Дурацкий разговор врезался мне в память, потому что я тогда остро чувствовала, что Мандельштам не только по внешнему виду - он всегда выглядел старше своих лет, - но и всем своим существом достиг ранней, но настоящей зрелости. По-моему, основные мысли и представления - те, на которых строится личность, - сформировались у него очень рано, еще до двадцати лет. Об этом свидетельствуют ранние статьи, особенно "О собеседнике", которую он написал в двадцать один год. Мне смешно, что Лурье называет его "Божьим младенцем", а

[135]

Никита Струве говорит о "божественном лепете" писем.
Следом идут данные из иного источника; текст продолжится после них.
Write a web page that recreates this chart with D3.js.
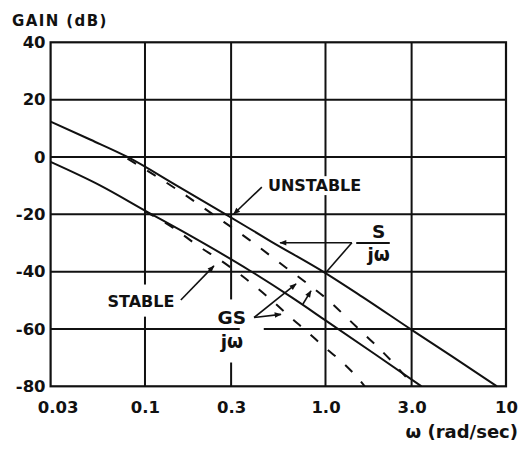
<!DOCTYPE html>
<html>
<head>
<meta charset="utf-8">
<script src="https://cdn.jsdelivr.net/npm/d3@7"></script>
<style>
body { margin: 0; background: #fff; }
svg text { font-family: 'DejaVu Sans', sans-serif; font-weight: bold; fill: #111; }
</style>
</head>
<body>
<div id="chart"></div>
<script>
// axis ticks
const xTicks = [0.03, 0.1, 0.3, 1.0, 3.0, 10];
const xTickLabels = ['0.03', '0.1', '0.3', '1.0', '3.0', '10'];
const yTicks = [40, 20, 0, -20, -40, -60, -80];

// G, unstable (solid, upper)
const unstableW = [0.03, 0.05, 0.08, 0.15, 0.28, 0.5, 1.0, 1.6, 3.0, 5.0, 8.9];
const unstableDb = [12.3, 6.0, 0, -10, -20, -29.5, -40.5, -48.8, -60.3, -69.5, -80];

// G, stable (solid, lower)
const stableW = [0.03, 0.056, 0.104, 0.16, 0.38, 0.65, 1.0, 1.9, 3.4];
const stableDb = [-1.7, -9.8, -19.3, -25.8, -39.6, -49, -57, -69, -80];

// S/jw applied (dashed)
const unstableSjwW = [0.08, 0.15, 0.24, 0.38, 0.61, 0.81, 1.06, 1.31, 1.65, 2.0, 3.1];
const unstableSjwDb = [-0.6, -11.3, -20.2, -29, -38.8, -44.6, -50.5, -56, -62, -67, -80];
const stableSjwW = [0.1, 0.14, 0.2, 0.26, 0.34, 0.42, 0.51, 0.65, 0.79, 1.0, 1.23, 1.52, 1.65];
const stableSjwDb = [-19, -24.3, -31.3, -35.9, -41.2, -45.8, -50.3, -56.3, -60.9, -66.7, -71.4, -77.3, -80];

const svgWidth = 520, svgHeight = 449;
const margin = { left: 50.6, right: 14, top: 42.3, bottom: 62.7 };
const width = svgWidth - margin.left - margin.right;
const height = svgHeight - margin.top - margin.bottom;

function translate(x, y) {
    return 'translate(' + x + ',' + y + ')';
}

const svg = d3.select('#chart').append('svg')
    .attr('width', svgWidth)
    .attr('height', svgHeight);

const defs = svg.append('defs');
defs.append('marker')
    .attr('id', 'arrow')
    .attr('viewBox', '0 0 10 10')
    .attr('refX', 9).attr('refY', 5)
    .attr('markerWidth', 9).attr('markerHeight', 7)
    .attr('markerUnits', 'userSpaceOnUse')
    .attr('orient', 'auto')
    .append('path').attr('d', 'M0,1 L10,5 L0,9 Z').attr('fill', '#111');

const g = svg.append('g').attr('transform', translate(margin.left, margin.top));

const x = d3.scaleLog().domain([0.03, 10]).range([0, width]);
const y = d3.scaleLinear().domain([-80, 40]).range([height, 0]);

// grid
g.selectAll('.vgrid').data(xTicks.slice(1, -1)).enter()
    .append('line')
    .attr('class', 'vgrid')
    .attr('x1', d => x(d)).attr('x2', d => x(d))
    .attr('y1', 0).attr('y2', height)
    .attr('stroke', '#111').attr('stroke-width', 2);
g.selectAll('.hgrid').data(yTicks.slice(1, -1)).enter()
    .append('line')
    .attr('class', 'hgrid')
    .attr('x1', 0).attr('x2', width)
    .attr('y1', d => y(d)).attr('y2', d => y(d))
    .attr('stroke', '#111').attr('stroke-width', 2);

// axes
const yAxis = g.append('g').call(d3.axisLeft(y).tickValues(yTicks).tickSize(0).tickPadding(5).tickFormat(d => String(d)));
yAxis.select('.domain').remove();
yAxis.selectAll('text').style('font-size', '16.5px').attr('fill', '#111');

const xAxis = g.append('g').attr('transform', translate(0, height))
    .call(d3.axisBottom(x).tickValues(xTicks).tickSize(0).tickPadding(15).tickFormat((d, i) => xTickLabels[i]));
xAxis.select('.domain').remove();
xAxis.selectAll('text').style('font-size', '16.5px').attr('fill', '#111')
    .attr('dx', (d, i) => i === 0 ? 7 : (i === xTicks.length - 1 ? 0 : 0));

// curves
const line = d3.line().x(d => x(d[0])).y(d => y(d[1])).curve(d3.curveMonotoneX);
const curves = [
    { w: unstableW, db: unstableDb, dash: null },
    { w: stableW, db: stableDb, dash: null },
    { w: unstableSjwW, db: unstableSjwDb, dash: '10,13' },
    { w: stableSjwW, db: stableSjwDb, dash: '10,13' }
];
g.selectAll('.curve').data(curves).enter()
    .append('path')
    .attr('class', 'curve')
    .attr('d', c => line(c.w.map((w, i) => [w, c.db[i]])))
    .attr('fill', 'none')
    .attr('stroke', '#111')
    .attr('stroke-width', 2)
    .attr('stroke-dasharray', c => c.dash);

// label backgrounds (hide grid behind text)
const boxes = [
    [0.47, 1.58, -6.7, -13.3],   // UNSTABLE
    [0.072, 0.18, -44.5, -55.7], // STABLE
    [0.21, 0.455, -49.7, -71.7]  // GS/jw
];
g.selectAll('.bg').data(boxes).enter()
    .append('rect')
    .attr('x', d => x(d[0])).attr('width', d => x(d[1]) - x(d[0]))
    .attr('y', d => y(d[2])).attr('height', d => y(d[3]) - y(d[2]))
    .attr('fill', '#fff');

// labels
function label(text, w, db, size, anchor) {
    return g.append('text')
        .attr('x', x(w)).attr('y', y(db)).attr('dy', '0.36em')
        .attr('text-anchor', anchor || 'middle')
        .style('font-size', size + 'px')
        .text(text);
}
label('UNSTABLE', 0.48, -10, 16, 'start');
label('STABLE', 0.095, -50.5, 16);
label('GS', 0.303, -56, 18.5);
label('jω', 0.303, -64.3, 18.5);
label('S', 1.97, -26, 18.5);
label('jω', 1.97, -34, 18.5);

// fraction bars
const bars = [[0.205, 0.335, -60], [1.48, 2.27, -30]];
g.selectAll('.fbar').data(bars).enter()
    .append('line')
    .attr('x1', d => x(d[0])).attr('x2', d => x(d[1]))
    .attr('y1', d => y(d[2])).attr('y2', d => y(d[2]))
    .attr('stroke', '#111').attr('stroke-width', 2);

// annotation lines [from, to, arrow]
const notes = [
    [[0.444, -10.5], [0.31, -19.9], true],
    [[0.158, -49.9], [0.241, -38], true],
    [[1.40, -29.9], [0.56, -29.9], true],
    [[1.40, -29.9], [1.0, -40.5], false],
    [[0.402, -56], [0.687, -44.3], true],
    [[0.402, -56], [0.567, -54.9], true],
    [[0.75, -51.3], [0.831, -46.7], true]
];
g.selectAll('.note').data(notes).enter()
    .append('line')
    .attr('x1', d => x(d[0][0])).attr('y1', d => y(d[0][1]))
    .attr('x2', d => x(d[1][0])).attr('y2', d => y(d[1][1]))
    .attr('stroke', '#111').attr('stroke-width', 1.6)
    .attr('marker-end', d => d[2] ? 'url(#arrow)' : null);

// frame
g.append('rect')
    .attr('width', width).attr('height', height)
    .attr('fill', 'none').attr('stroke', '#111').attr('stroke-width', 2.2);

// titles
svg.append('text').attr('x', 12).attr('y', 25.5)
    .style('font-size', '15px').style('letter-spacing', '1.4px')
    .text('GAIN (dB)');
svg.append('text').attr('x', 518).attr('y', 438)
    .attr('text-anchor', 'end')
    .style('font-size', '18px')
    .text('ω (rad/sec)');
</script>
</body>
</html>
В тех немногих письмах, которые написаны не мне, никакого лепета нет, а эти, случайно вырвавшиеся из-под моего контроля (я переписала их для Ахматовой, а она, не спросясь, пустила по рукам), глубоко личные и показывают его отношение ко мне, совсем молодой, удивительно незрелой да еще больной девочке. Для него я всегда была младшей, которую нужно утешать, беречь да еще держать в руках, чтобы не наделала глупостей. Даже в письмах из Воронежа, когда мы оба отлично понимали, что нас ждет, а девчонская дурь давно исчезла, иногда мелькает фраза о безнадежности ("Кто его знает, что еще будет", "Если будем жить", "Ничему хорошему не верю"), но тут же он обрывает себя, меняет тон и говорит, что мы сильные и "нам отчаиваться стыдно"... Он потому и болтает со мной в письмах, чтобы я улыбнулась и поборола отчаянье, сопротивляться которому было почти невозможно. Надо зачеркнуть "почти" - просто "невозможно".